The net $a_\bullet$ has a cluster point $x$ . Let $\alpha \in I$ such that $x \in U_\alpha$ . Eventually, $a_\bullet$ is not in $U_\alpha$ . This is a contradiction. Thus, $X$ must be compact.

$\square$

I'll end with a true application of nets to topology: a short proof of Tychonoff's Theorem. This is a true gem of a proof. As Tychonoff's Theorem is actually equivalent to the Axiom of Choice, it is impossible to get around invoking the axiom of choice.

Theorem (Tychonoff's Theorem): [Assuming choice] Let $(X_\alpha)_{\alpha \in I}$ be a collection of compact topological spaces. Then, the product $\prod_{\alpha \in I} X_\alpha$ is also compact.

Proof: Let $X = \prod_{\alpha \in I} X_\alpha$ and let $\pi_\alpha: X \rightarrow X_\alpha$ be the projection onto $X_\alpha$ . To prove that $X$ is compact, it suffices to prove that an arbitrary net $x_\bullet: D \rightarrow X$ has a cluster point.
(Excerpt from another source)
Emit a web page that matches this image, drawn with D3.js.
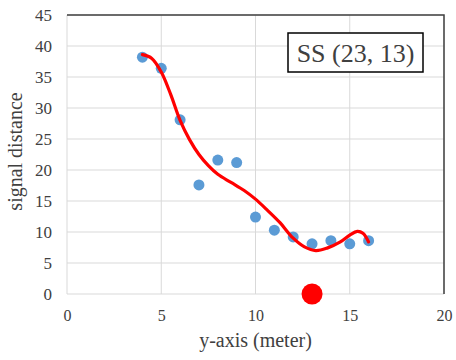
<!DOCTYPE html>
<html>
<head>
<meta charset="utf-8">
<script src="https://cdn.jsdelivr.net/npm/d3@7"></script>
<style>
  body { margin: 0; background: #fff; }
  text { font-family: "Liberation Serif", "Times New Roman", serif; fill: #404040; }
</style>
</head>
<body>
<div id="chart"></div>
<script>
// measured points
const xValues = [4, 5, 6, 7, 8, 9, 10, 11, 12, 13, 14, 15, 16];
const yValues = [38.2, 36.4, 28.1, 17.6, 21.6, 21.2, 12.4, 10.3, 9.2, 8.1, 8.6, 8.1, 8.6];

// fitted curve
const fitX = [4.0, 4.5, 5.0, 5.5, 6.0, 6.5, 7.0, 7.5, 8.0, 8.7, 9.4, 10.0, 10.6, 11.3, 12.0, 12.6, 13.2, 13.8, 14.5, 15.0, 15.4, 15.7, 16.0];
const fitY = [38.6, 38.0, 35.8, 32.2, 28.0, 24.9, 22.5, 20.7, 19.3, 18.0, 16.7, 15.3, 13.6, 11.5, 9.0, 7.6, 7.0, 7.4, 8.4, 9.5, 10.1, 9.8, 8.4];

// source position
const srcX = [13];
const srcY = [0];

const xTicks = [0, 5, 10, 15, 20];
const yTicks = [0, 5, 10, 15, 20, 25, 30, 35, 40, 45];
const label = 'SS (23, 13)';

const margin = { top: 15, right: 12, bottom: 66, left: 67 };
const width = 456 - margin.left - margin.right;
const height = 360 - margin.top - margin.bottom;

const svg = d3.select('#chart')
  .append('svg')
  .attr('width', 456)
  .attr('height', 360)
  .append('g')
  .attr('transform', `translate(${margin.left},${margin.top})`);

const x = d3.scaleLinear().domain([0, 20]).range([0, width]);
const y = d3.scaleLinear().domain([0, 45]).range([height, 0]);

// grid
svg.append('g')
  .selectAll('line.v')
  .data(xTicks)
  .enter().append('line')
  .attr('x1', d => x(d)).attr('x2', d => x(d))
  .attr('y1', 0).attr('y2', height)
  .attr('stroke', '#d9d9d9').attr('stroke-width', 1);

svg.append('g')
  .selectAll('line.h')
  .data(yTicks)
  .enter().append('line')
  .attr('x1', 0).attr('x2', width)
  .attr('y1', d => y(d)).attr('y2', d => y(d))
  .attr('stroke', '#d9d9d9').attr('stroke-width', 1);

// dark top/right frame
svg.append('path')
  .attr('d', `M0,0H${width}V${height}`)
  .attr('fill', 'none')
  .attr('stroke', '#404040')
  .attr('stroke-width', 1.5);

// axes
const xAxis = svg.append('g')
  .attr('transform', `translate(0,${height})`)
  .call(d3.axisBottom(x).tickValues(xTicks).tickSize(0).tickPadding(16));
xAxis.select('.domain').remove();
xAxis.selectAll('text').style('font-size', '16px');

const yAxis = svg.append('g')
  .call(d3.axisLeft(y).tickValues(yTicks).tickSize(0).tickPadding(15));
yAxis.select('.domain').remove();
yAxis.selectAll('text').style('font-size', '17px');

// axis titles
svg.append('text')
  .attr('x', width / 2)
  .attr('y', height + 53)
  .attr('text-anchor', 'middle')
  .style('font-size', '20px')
  .text('y-axis (meter)');

svg.append('text')
  .attr('transform', `translate(${-45},${height / 2 - 3}) rotate(-90)`)
  .attr('text-anchor', 'middle')
  .style('font-size', '20px')
  .text('signal distance');

// points
const pts = xValues.map((d, i) => ({ x: d, y: yValues[i] }));
svg.selectAll('circle.pt')
  .data(pts)
  .enter().append('circle')
  .attr('class', 'pt')
  .attr('cx', d => x(d.x))
  .attr('cy', d => y(d.y))
  .attr('r', 5.5)
  .attr('fill', '#5b9bd5');

// fitted curve
const fit = fitX.map((d, i) => ({ x: d, y: fitY[i] }));
svg.append('path')
  .datum(fit)
  .attr('fill', 'none')
  .attr('stroke', '#ff0000')
  .attr('stroke-width', 3.2)
  .attr('stroke-linecap', 'round')
  .attr('d', d3.line().x(d => x(d.x)).y(d => y(d.y)).curve(d3.curveCatmullRom));

// source dot
svg.selectAll('circle.src')
  .data(srcX.map((d, i) => ({ x: d, y: srcY[i] })))
  .enter().append('circle')
  .attr('class', 'src')
  .attr('cx', d => x(d.x))
  .attr('cy', d => y(d.y))
  .attr('r', 10.5)
  .attr('fill', '#ff0000');

// label box
const bx = 221, by = 18, bw = 135, bh = 39;
svg.append('rect')
  .attr('x', bx).attr('y', by)
  .attr('width', bw).attr('height', bh)
  .attr('fill', '#fff')
  .attr('stroke', '#000')
  .attr('stroke-width', 1.5);
svg.append('text')
  .attr('x', bx + bw / 2)
  .attr('y', by + bh / 2 + 9)
  .attr('text-anchor', 'middle')
  .style('font-size', '26px')
  .text(label);
</script>
</body>
</html>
For each $\alpha$ , choose a cluster point $a_\alpha$ of $\pi_\alpha(x_\bullet)$ . Let $a \in X$ such that $\pi_\alpha(a) = a_\alpha$ .

To prove that $a$ is a cluster point of $x_\bullet$ , it suffices to prove that $x_\bullet \in \pi_\alpha^{-1}(W)$ infinitely often for each $\alpha$ and each neighborhood $W$ of $a_\alpha$ . This is true because $\pi_\alpha(x_\bullet) \in W$ infinite often.

$\square$

Extensions: A sequential space is precisely a space whose topology is defined by its notion of convergent sequences (such as metric spaces and any first-countable space). There is also another tool, filters, which can be used instead of nets when studying uniform spaces. I like nets better because nets are more like sequences.